(OHAL)
Since the inception of the Republic of Turkey in 1923 until recently, for most of the time the Kurdish provinces in the southeast have been ruled by various special regimes, such as martial law, state of siege, and, from the summer of 1987 until December 2002, a state of emergency complete with a supragovernor. Moreover, until 1950 the region was under an inspector general for the eastern provinces.
The current emergency rule was instituted in the summer of 1987 by President Turgut Ozal when martial law was lifted in the last four of Turkey's southeastern provinces that still had it dating from the sectarian killing that had broken out in the southeastern city of Kahramanmaras in late December 1978. Emergency rule was a response to the Kurdistan Workers Party (PKK) insurgency then gathering steam. Headquartered in Diyarbakir, Hayri Kozakcioglu was appointed as the first supra-, or regional, governor with broad authority for 8 (later as many as 11) provinces where the PKK threat seemed most serious. Kozakcioglu already had been the provincial governor in Diyarbakir and a former Milli Istihbarat Teshilati (MIT), or Turkish National Intelligence Organization, official.
Some of Kozakcioglu's most important powers included command over the special and general security forces; control over the MIT as detailed by a special decree; authorization to move around public employees and raise their salaries; power to evacuate or merge villages and pasture areas; supervision over civil trial procedures carried out against security forces; and authority over provincial governors. Emergency rule amounted to martial law in all but name. Over the years, it was periodically extended for fewer and fewer provinces until it was finally ended in December 2002.

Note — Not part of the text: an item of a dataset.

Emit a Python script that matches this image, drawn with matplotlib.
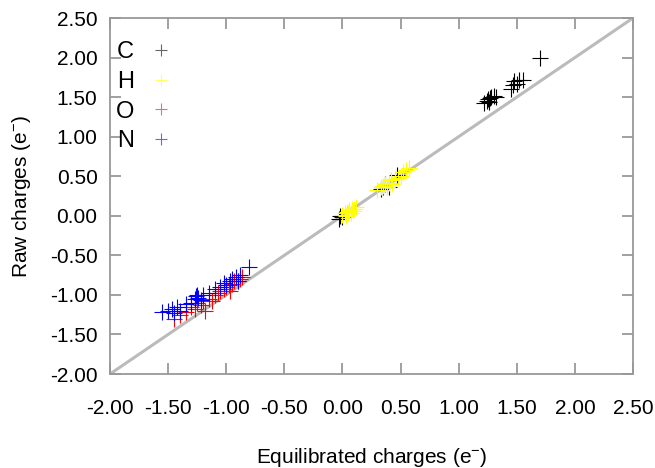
import matplotlib
matplotlib.use("Agg")
import matplotlib.pyplot as plt
import numpy as np

plt.rcParams['font.family'] = ['Liberation Sans', 'DejaVu Sans']
plt.rcParams['mathtext.default'] = 'regular'

# Data
c_x = [1.22, 1.24, 1.25, 1.26, 1.27, 1.28, 1.30, 1.32, 1.45, 1.47, 1.48, 1.50, 1.52, 1.55, 1.70,
       -0.03, -0.02, 0.00, 0.33, 0.35, 0.37, 0.40, 0.47]
c_y = [1.42, 1.45, 1.47, 1.44, 1.49, 1.50, 1.52, 1.50, 1.60, 1.65, 1.70, 1.66, 1.72, 1.72, 2.00,
       -0.04, 0.00, -0.02, 0.34, 0.37, 0.40, 0.36, 0.52]

h_x = [0.00, 0.02, 0.03, 0.04, 0.05, 0.06, 0.07, 0.08, 0.09, 0.10, 0.12,
       0.30, 0.33, 0.35, 0.37, 0.38, 0.40, 0.42, 0.43, 0.45, 0.48, 0.50, 0.52, 0.55, 0.57]
h_y = [0.01, 0.03, 0.00, 0.05, 0.04, 0.07, 0.03, 0.09, 0.06, 0.08, 0.11,
       0.33, 0.36, 0.38, 0.40, 0.37, 0.42, 0.45, 0.40, 0.47, 0.48, 0.50, 0.55, 0.58, 0.60]

o_x = [-1.45, -1.40, -1.35, -1.30, -1.27, -1.25, -1.22, -1.20, -1.15, -1.10, -1.07, -1.05,
       -1.02, -1.00, -0.98, -0.95, -0.93, -0.90, -0.88, -0.86, -1.18, -1.12, -0.97]
o_y = [-1.30, -1.25, -1.22, -1.15, -1.18, -1.10, -1.13, -1.08, -1.05, -1.00, -0.97, -0.95,
       -0.92, -0.90, -0.88, -0.86, -0.83, -0.82, -0.80, -0.78, -1.20, -1.08, -0.95]

n_x = [-1.55, -1.50, -1.47, -1.45, -1.42, -1.40, -1.35, -1.30, -1.27, -1.26, -1.25, -1.24,
       -1.22, -1.20, -1.15, -1.10, -1.05, -1.02, -1.00, -0.97, -0.95, -0.92, -0.90, -0.88, -0.80]
n_y = [-1.22, -1.20, -1.18, -1.23, -1.15, -1.20, -1.12, -1.10, -1.05, -1.02, -1.00, -1.04,
       -1.07, -1.00, -0.98, -0.92, -0.90, -0.85, -0.88, -0.82, -0.80, -0.78, -0.83, -0.75, -0.65]

ticks = [-2.0, -1.5, -1.0, -0.5, 0.0, 0.5, 1.0, 1.5, 2.0, 2.5]
tick_labels = ['-2.00', '-1.50', '-1.00', '-0.50', '0.00', '0.50', '1.00', '1.50', '2.00', '2.50']

fig = plt.figure(figsize=(6.55, 4.68), dpi=100)
ax = fig.add_axes([110/655, 94/468, 523/655, 356/468])

ax.plot([-2.0, 2.5], [-2.0, 2.5], color='#bbbbbb', lw=2.2, zorder=1)

series = [('C', c_x, c_y, 'black'), ('H', h_x, h_y, '#ffff00'),
          ('O', o_x, o_y, '#ff0000'), ('N', n_x, n_y, '#0000ff')]
for lab, xs, ys, col in series:
    ax.plot(xs, ys, linestyle='none', marker='+', markersize=11, mew=0.8,
            color=col, label=lab, zorder=2)

ax.set_xlim(-2.0, 2.5)
ax.set_ylim(-2.0, 2.5)
ax.set_xticks(ticks)
ax.set_xticklabels(tick_labels)
ax.set_yticks(ticks)
ax.set_yticklabels(tick_labels)
ax.tick_params(direction='in', length=8, width=1.3, color='#999999',
               top=True, right=True, labelsize=15)
ax.tick_params(axis='x', pad=18)
ax.tick_params(axis='y', pad=9)
for s in ax.spines.values():
    s.set_color('#999999')
    s.set_linewidth(1.3)

ax.set_xlabel('Equilibrated charges (e$^{-}$)', fontsize=15, labelpad=20)
ax.set_ylabel('Raw charges (e$^{-}$)', fontsize=15, labelpad=12)

leg = ax.legend(loc='upper left', frameon=False, markerfirst=False, fontsize=17,
                handlelength=0.8, handletextpad=0.75, labelspacing=0.33,
                bbox_to_anchor=(-0.016, 0.975), borderaxespad=0.2)
for h in leg.legend_handles:
    h.set_alpha(0.6)
    h.set_markersize(9)

fig.savefig('out.png', dpi=100)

Along with the system of village guards instituted in the summer of 1985, the emergency rule system has long been considered a prime example of official state repression by many supporters of human rights. Both the village guards and emergency rule have been used by the state to help legalize the scorched earth tactics of destroying as many as 3,000 villages and carrying out some 1,000 extrajudicial killings of those perceived to be enemies of the state. Despite Ankara's adamant refusal to grant some type of autonomy to the region, emergency rule and its various predecessors ironically amount to a tacit admission that a strict unitary state is too difficult to maintain.
Early in 2002, Gokhan Aydiner was the regional governor for OHAL and Emergency Rule continued in two Turkish provinces, Diyarbakir and Sirnak. Emergency Rule was formally ended in December 2002 because of the military success that had been achieved against the PKK and also as part of the reforms Turkey began to implement in an attempt to enter the European Union (EU).
Historical Dictionary of the Kurds. Michael M. Gunter.